The second reason questions around the heritability of IQ are important is that the US spends enormous amounts of money on programs like Head Start and Special Education in the belief that certain unprivileged blank slates will flower into little geniuses. Obviously, to the extent that cognitive aptitude is inherited, it might be a better use of that money to direct it at the highest achievers, not the lowest. (I wonder what Singapore does with its education budget?] How many millions of dollars of tax payer money is it worth flushing down the toilet to make ourselves feel good and to protect the Land of Make Believe?
To me, racism isn’t about whether different groups of people have different abilities, it is about whether they have different value and rights. To compare with sexes: it is one think to ask whether women have the same spatial orientation ability as men, it is quite another thing to say that women, because of their inferior orientation (be this factual statement true or false) shouldn’t be allowed to drive. Unfortunately, comments about abilities of races almost invariably boil down to taking away rights of other people, so I think it is better not to raise such questions at all (and I think Gould thought the same).
How do you think, are Bulgarians intelligent? I guess, nobody ever gave a damn about that. Why are then so many white people interested in the intelligence of black people? Take Watson. As far as I know, nobody ever charged him with the duty to clear the mess of sub-Saharan Africa. Nevertheless, he was interested in the problem. And he made a statement implying that Africans, because of their inferior intelligence, cannot clear their mess by themselves and need non-blacks to rule them. I think this is very grave, and ostracizing him was fully deserved.

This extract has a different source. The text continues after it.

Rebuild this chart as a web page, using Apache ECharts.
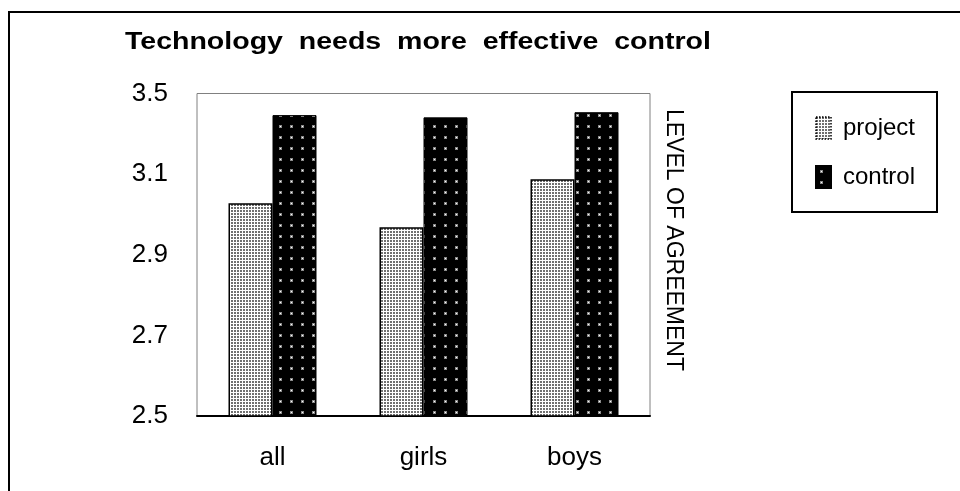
<!DOCTYPE html>
<html>
<head>
<meta charset="utf-8">
<style>
  html, body { margin: 0; padding: 0; background: #fff; }
  #chart { width: 960px; height: 491px; }
</style>
<script src="https://cdn.jsdelivr.net/npm/echarts@6/dist/echarts.min.js"></script>
</head>
<body>
<div id="chart"></div>
<script>
// Mean level of agreement per group
const categories = ['all', 'girls', 'boys'];
const projectValues = [3.16, 3.085, 3.234];
const controlValues = [3.433, 3.426, 3.442];
const seriesNames = ['project', 'control'];
const yTickLabels = ['2.5', '2.7', '2.9', '3.1', '3.5'];
const titleText = 'Technology  needs  more  effective  control';
const axisTitle = 'LEVEL OF AGREEMENT';

const FONT = '"Liberation Sans", Arial, Helvetica, sans-serif';

// Fine grey stipple for the project bars
function makeLightPattern() {
  const c = document.createElement('canvas');
  c.width = 3; c.height = 3;
  const g = c.getContext('2d');
  g.fillStyle = '#ffffff';
  g.fillRect(0, 0, 3, 3);
  g.fillStyle = '#707070';
  g.fillRect(0, 0, 2, 2);
  return c;
}

// Black fill with sparse white dots for the control bars
function makeDarkPattern() {
  const c = document.createElement('canvas');
  c.width = 11; c.height = 11;
  const g = c.getContext('2d');
  g.fillStyle = '#000000';
  g.fillRect(0, 0, 11, 11);
  g.fillStyle = '#8a8a8a';
  g.fillRect(4, 4, 3, 3);
  g.fillStyle = '#ffffff';
  g.fillRect(5, 5, 1, 1);
  return c;
}

const lightFill = { image: makeLightPattern(), repeat: 'repeat' };
const darkFill = { image: makeDarkPattern(), repeat: 'repeat' };

const chart = echarts.init(document.getElementById('chart'), null, { renderer: 'canvas' });

const option = {
  animation: false,
  backgroundColor: '#ffffff',
  grid: {
    left: 197, right: 310, top: 93.5, bottom: 75,
    show: true, borderColor: '#808080', borderWidth: 1, backgroundColor: 'transparent'
  },
  legend: {
    orient: 'vertical',
    left: 815, top: 116,
    icon: 'rect',
    itemWidth: 15, itemHeight: 22, itemGap: 25,
    padding: 0,
    textStyle: { fontFamily: FONT, fontSize: 24, color: '#000', padding: [0, 0, 0, 7] },
    data: [
      { name: seriesNames[0], itemStyle: { borderType: 'dotted', borderWidth: 1.5, borderColor: '#000' } },
      { name: seriesNames[1] }
    ]
  },
  xAxis: {
    type: 'category',
    data: categories,
    axisLine: { show: true, lineStyle: { color: '#000', width: 2 } },
    axisTick: { show: false },
    axisLabel: { fontFamily: FONT, fontSize: 26, color: '#000', margin: 29 },
    splitLine: { show: false }
  },
  yAxis: {
    type: 'value',
    min: 2.5, max: 3.5, interval: 0.25,
    axisLine: { show: false },
    axisTick: { show: false },
    splitLine: { show: false },
    axisLabel: {
      fontFamily: FONT, fontSize: 26, color: '#000', margin: 29,
      formatter: function (v, i) { return yTickLabels[i]; }
    }
  },
  series: [
    {
      name: seriesNames[0],
      type: 'bar',
      data: projectValues,
      barWidth: 44,
      barGap: '0%',
      itemStyle: { color: lightFill, borderColor: '#000', borderWidth: 1.5 }
    },
    {
      name: seriesNames[1],
      type: 'bar',
      data: controlValues,
      barWidth: 44,
      itemStyle: { color: darkFill, borderColor: '#000', borderWidth: 1 }
    }
  ],
  graphic: [
    {
      type: 'rect',
      shape: { x: 9, y: 12, width: 1000, height: 1000 },
      style: { fill: 'none', stroke: '#000', lineWidth: 2 },
      silent: true
    },
    {
      type: 'rect',
      shape: { x: 792, y: 92, width: 145, height: 120 },
      style: { fill: 'none', stroke: '#000', lineWidth: 2 },
      silent: true
    },
    {
      type: 'text',
      x: 125, y: 43,
      scaleX: 1.24,
      style: {
        text: titleText,
        font: 'bold 23px ' + FONT,
        fill: '#000',
        textVerticalAlign: 'middle',
        verticalAlign: 'middle'
      },
      silent: true
    },
    {
      type: 'text',
      x: 673, y: 240,
      rotation: -Math.PI / 2,
      style: {
        text: axisTitle,
        font: '23px ' + FONT,
        fill: '#000',
        align: 'center',
        verticalAlign: 'middle',
        textAlign: 'center',
        textVerticalAlign: 'middle'
      },
      silent: true
    }
  ]
};

chart.setOption(option);
</script>
</body>
</html>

“…it is one think to ask whether women have the same spatial orientation ability as men, it is quite another thing to say that women, because of their inferior orientation (be this factual statement true or false) shouldn’t be allowed to drive…”
One should also remember that with nearly any trait one can think of, while the average level of ability may differ between the sexes, the variation within a sex usually greatly exceeds the difference between the sexes.
(Apologies to the trans-sex community for not acknowledging them in those statements.)
I say this as a woman whose spatial orientation ability far exceeds that of her otherwise quite bright husband. 😀
Ah, but what about the asexual and gender-fluid folks, apart from trans* folks? 😄 (Remember, my daughter is trans and I’m cool with that.)
But I don’t think you need an apology as you just said “sexes” without explicitly limiting the discussion to two … (except maybe you could have said “amongst” rather than “between”, but only my editors seem to deprecate using “between” when there are more than two things).
/@
Thanks for the wording tip, I’ll try to remember that!
“(Remember, my daughter is trans and I’m cool with that.)”
I have never forgotten that since I first saw you mention it here. I am so impressed with your acceptance. I’d like to think I’d have acted the same were one of my kids to so present. I’m entirely confident I’d have been cool with a gay child.
(Apparently, though, they’re both boring old heteros. 😀 And as a parent I do realize their path through life will be simpler because of that, fair or not.)
I suppose it helps that no one in our nuclear family is especially big into traditional sex roles. (For example, I hate being female.)
I surprise myself sometimes. But now it’s really odd to think of thinking of her as my “son”. And I find it easy to see “her” in photos when she was a young child.
/@
These little snowflakes have either forgotten or never heard about France (17)’92-’95.
Or of George Orwell.
They are desperately in need to hearing a lot of ideas that challenge their their tiny little world view.